Props to audiences worldwide who are connecting with a 2 hour and 20 minute opus that is as far from the new Transformers attempt as the earth is from the moon. Shows that quality film-making will always find an audience.
Would have been nice if the script were historically accurate but perhaps that is asking too much.
Ironically, because of the internet, the amount of solid new archaeological evidence being released each 24 hours in today's world would be the equivalent of ten years of time in Fawcett's era. In particular, I am referring to the material of late which suggests lost civilizations submerged in both the Atlantic and the Pacific over 12,000 years ago (see Graham Hancock's lectures for more, most free on Youtube) would explain how Brazil, centered between the two, could indeed have hosted a "lost city" which, thousands of years ago, entertained guests from both realms.

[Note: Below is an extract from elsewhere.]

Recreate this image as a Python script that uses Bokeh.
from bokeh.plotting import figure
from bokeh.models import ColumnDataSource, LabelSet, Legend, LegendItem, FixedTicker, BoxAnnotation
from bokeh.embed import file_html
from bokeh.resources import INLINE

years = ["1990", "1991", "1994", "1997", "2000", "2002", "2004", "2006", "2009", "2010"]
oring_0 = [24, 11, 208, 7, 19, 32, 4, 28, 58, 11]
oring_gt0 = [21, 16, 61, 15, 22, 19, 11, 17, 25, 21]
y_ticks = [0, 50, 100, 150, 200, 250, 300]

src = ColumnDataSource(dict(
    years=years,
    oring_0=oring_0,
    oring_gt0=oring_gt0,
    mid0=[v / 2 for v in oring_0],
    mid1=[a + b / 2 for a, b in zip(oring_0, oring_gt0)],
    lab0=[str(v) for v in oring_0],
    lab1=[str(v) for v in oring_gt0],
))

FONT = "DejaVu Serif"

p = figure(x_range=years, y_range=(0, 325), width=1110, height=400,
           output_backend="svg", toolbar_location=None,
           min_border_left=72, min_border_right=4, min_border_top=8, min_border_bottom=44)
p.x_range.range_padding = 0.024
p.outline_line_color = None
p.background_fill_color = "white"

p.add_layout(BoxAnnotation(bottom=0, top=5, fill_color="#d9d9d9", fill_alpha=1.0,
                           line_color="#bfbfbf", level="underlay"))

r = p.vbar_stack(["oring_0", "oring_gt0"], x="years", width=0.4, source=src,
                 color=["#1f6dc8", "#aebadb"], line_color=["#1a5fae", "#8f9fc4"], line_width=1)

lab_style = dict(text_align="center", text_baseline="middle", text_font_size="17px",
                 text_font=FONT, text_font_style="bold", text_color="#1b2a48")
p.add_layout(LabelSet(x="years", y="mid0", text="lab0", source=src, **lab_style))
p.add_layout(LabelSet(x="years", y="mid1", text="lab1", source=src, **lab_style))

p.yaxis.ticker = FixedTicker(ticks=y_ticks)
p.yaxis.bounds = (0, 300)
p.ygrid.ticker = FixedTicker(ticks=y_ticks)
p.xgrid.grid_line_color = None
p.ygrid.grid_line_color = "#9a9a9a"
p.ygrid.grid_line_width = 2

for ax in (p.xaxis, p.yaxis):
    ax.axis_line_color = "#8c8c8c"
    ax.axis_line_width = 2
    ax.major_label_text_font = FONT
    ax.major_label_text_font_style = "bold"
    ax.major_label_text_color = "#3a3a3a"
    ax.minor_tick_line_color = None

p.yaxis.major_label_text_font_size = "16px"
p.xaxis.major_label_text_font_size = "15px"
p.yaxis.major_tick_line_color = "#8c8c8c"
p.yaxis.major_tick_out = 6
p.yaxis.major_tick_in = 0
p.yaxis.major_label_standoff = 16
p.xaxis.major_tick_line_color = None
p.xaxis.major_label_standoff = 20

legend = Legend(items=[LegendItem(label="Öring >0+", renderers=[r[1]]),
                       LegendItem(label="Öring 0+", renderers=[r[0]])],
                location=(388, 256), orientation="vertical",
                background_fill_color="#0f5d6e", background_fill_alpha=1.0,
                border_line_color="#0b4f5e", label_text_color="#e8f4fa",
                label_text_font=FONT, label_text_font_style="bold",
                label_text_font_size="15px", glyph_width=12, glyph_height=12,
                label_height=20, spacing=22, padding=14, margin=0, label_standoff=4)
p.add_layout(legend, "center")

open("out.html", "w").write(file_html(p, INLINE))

Finally -- for hard-core history buffs only -- the written diagrams preserved even today in the Archives of Rio de Janeiro ("Folio #512") which constitute the last known "communication" from the ACTUAL final, ill-fated, Fawcett expedition were discredited because "experts" of the day claimed they contained elements of different language roots, not one root, and hence "must" be fake. However, if indeed the area was a centerpoint between two now-lost civilizations originating in two different oceans, the multiple language roots would be expected and natural, and not an indication of fraud.